Though Mosher doesn’t have diabetes himself, the ride has also helped him manage some risk factors, he said.
“The spin classes I take for the training have improved my health a lot,” he said. “My cholesterol and blood pressure are normal now.”
Mosher rides for Team Raytheon, and he and his co-workers raised about $1,500 for the American Diabetes Association last year.
Michelle de Poo also got involved with the Tour through work, when her company began encouraging more volunteerism. She initially signed up to volunteer for the Tour but then decided she wanted to ride.

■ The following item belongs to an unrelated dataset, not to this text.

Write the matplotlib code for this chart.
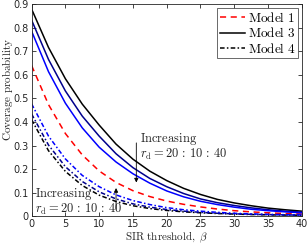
import numpy as np
import matplotlib
matplotlib.use("Agg")
import matplotlib.pyplot as plt

plt.rcParams['mathtext.fontset'] = 'cm'
plt.rcParams['font.family'] = 'DejaVu Sans'

# SIR threshold grid
beta = [0, 2.5, 5, 7.5, 10, 12.5, 15, 17.5, 20, 22.5, 25, 27.5, 30, 32.5, 35, 37.5, 40]

# Model 3 (solid), r_d = 20, 30, 40
m3_black = [0.88, 0.717, 0.584, 0.476, 0.387, 0.306, 0.242, 0.191, 0.151, 0.118, 0.092, 0.071, 0.056, 0.044, 0.034, 0.027, 0.021]
m3_navy = [0.833, 0.666, 0.532, 0.425, 0.34, 0.265, 0.206, 0.16, 0.125, 0.096, 0.073, 0.057, 0.045, 0.035, 0.027, 0.021, 0.017]
m3_blue = [0.786, 0.614, 0.48, 0.375, 0.293, 0.23, 0.18, 0.14, 0.107, 0.082, 0.063, 0.049, 0.038, 0.029, 0.023, 0.018, 0.014]

# Model 1 (dashed)
m1_red = [0.64, 0.474, 0.351, 0.26, 0.192, 0.143, 0.108, 0.083, 0.064, 0.05, 0.039, 0.03, 0.023, 0.018, 0.014, 0.011, 0.009]

# Model 4 (dash-dot)
m4_blue = [0.477, 0.34, 0.243, 0.173, 0.125, 0.09, 0.066, 0.049, 0.036, 0.027, 0.021, 0.016, 0.012, 0.0095, 0.0075, 0.006, 0.005]
m4_navy = [0.434, 0.302, 0.21, 0.147, 0.103, 0.073, 0.052, 0.038, 0.028, 0.021, 0.016, 0.012, 0.0095, 0.0075, 0.006, 0.005, 0.004]
m4_black = [0.41, 0.278, 0.19, 0.13, 0.089, 0.062, 0.044, 0.032, 0.024, 0.018, 0.014, 0.011, 0.0085, 0.0067, 0.0053, 0.0043, 0.0035]

navy = (0, 0, 0.55)
lw = 1.1
dd = (0, (3, 1.5, 1, 1.5))
txt = '#262626'

fig = plt.figure(figsize=(3.07, 2.45), dpi=100)
ax = fig.add_axes([0.103, 0.118, 0.88, 0.864])

l1, = ax.plot(beta, m1_red, color='red', ls=(0, (4, 3)), lw=lw)
l3, = ax.plot(beta, m3_black, color='black', ls='-', lw=lw)
ax.plot(beta, m3_navy, color=navy, ls='-', lw=lw)
ax.plot(beta, m3_blue, color='blue', ls='-', lw=lw)
l4, = ax.plot(beta, m4_black, color='black', ls=dd, lw=lw)
ax.plot(beta, m4_navy, color=navy, ls=dd, lw=lw)
ax.plot(beta, m4_blue, color='blue', ls=dd, lw=lw)

ax.set_xlim(0, 40)
ax.set_ylim(0, 0.9)
ax.set_xticks(np.arange(0, 41, 5))
ax.set_yticks(np.arange(0, 0.91, 0.1))
ax.set_yticklabels(['0'] + ['%.1f' % v for v in np.arange(0.1, 0.91, 0.1)])
ax.tick_params(direction='in', top=True, right=True, length=3, width=0.6,
               labelsize=7, colors=txt, pad=2)
for s in ax.spines.values():
    s.set_linewidth(0.6)
    s.set_color(txt)

ax.set_xlabel(r'$\mathrm{SIR\ threshold,}\ \beta$', fontsize=8, color=txt)
ax.xaxis.set_label_coords(0.5, -0.064)
ax.set_ylabel(r'$\mathrm{Coverage\ probability}$', fontsize=8, color=txt)
ax.yaxis.set_label_coords(-0.063, 0.6)

leg = ax.legend([l1, l3, l4],
                [r'$\mathrm{Model\ 1}$', r'$\mathrm{Model\ 3}$', r'$\mathrm{Model\ 4}$'],
                loc='upper right', fontsize=9.5, frameon=True, fancybox=False,
                borderpad=0.2, labelspacing=0.1, handlelength=1.9,
                handletextpad=0.2, borderaxespad=0.3)
leg.get_frame().set_edgecolor(txt)
leg.get_frame().set_linewidth(0.6)

rd = r'$r_\mathrm{d}=20\,:\,10\,:\,40$'

# annotations
ax.annotate('', xy=(15.5, 0.131), xytext=(15.5, 0.323),
            arrowprops=dict(arrowstyle='-|>', color='black', lw=0.6, mutation_scale=6))
ax.text(16.1, 0.326, r'$\mathrm{Increasing}$', fontsize=9, color=txt, va='center')
ax.text(16.1, 0.262, rd, fontsize=9, color=txt, va='center')

ax.annotate('', xy=(12.5, 0.131), xytext=(12.5, 0.017),
            arrowprops=dict(arrowstyle='-|>', color='black', lw=0.6, mutation_scale=6))
ax.text(0.5, 0.092, r'$\mathrm{Increasing}$', fontsize=9, color=txt, va='center')
ax.text(0.5, 0.030, rd, fontsize=9, color=txt, va='center')

fig.savefig('out.png', dpi=100)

“I had no plans of actually riding,” she said. “I’m not even sure if I can make these 30 miles, but I’m going to try my hardest.”
De Poo was diagnosed at age 29 with Type 1 diabetes, in which the body does not produce any insulin at all. Only about five percent of diabetics have Type 1. It differs from the far more common Type 2 diabetes, in which the body either does not produce enough insulin or the body’s cells have become resistant to insulin, which is a hormone needed for the body to be able to convert food into energy.
She said being diagnosed with diabetes changed her life, even though wearing an insulin pump has made it “so much easier.” But the thought of the pump is sometimes sobering to think about, she said.
“I have a piece of equipment on my body that’s keeping me alive,” she said.
De Poo said the Tour’s online functions make it easy for participants to raise money because they can set up their own fundraising page, tell their story, upload photos, share it with friends through email and social networking and even send thank-you notes to donors.
“I’m doing pretty good so far,” she said. “I’ve raised about $500.”
She encouraged other people to get involved as well.
“I think it’s a great cause,” she said. “I hope they can get more people, even if they don’t want to ride, to just volunteer with the organization in some way or another.”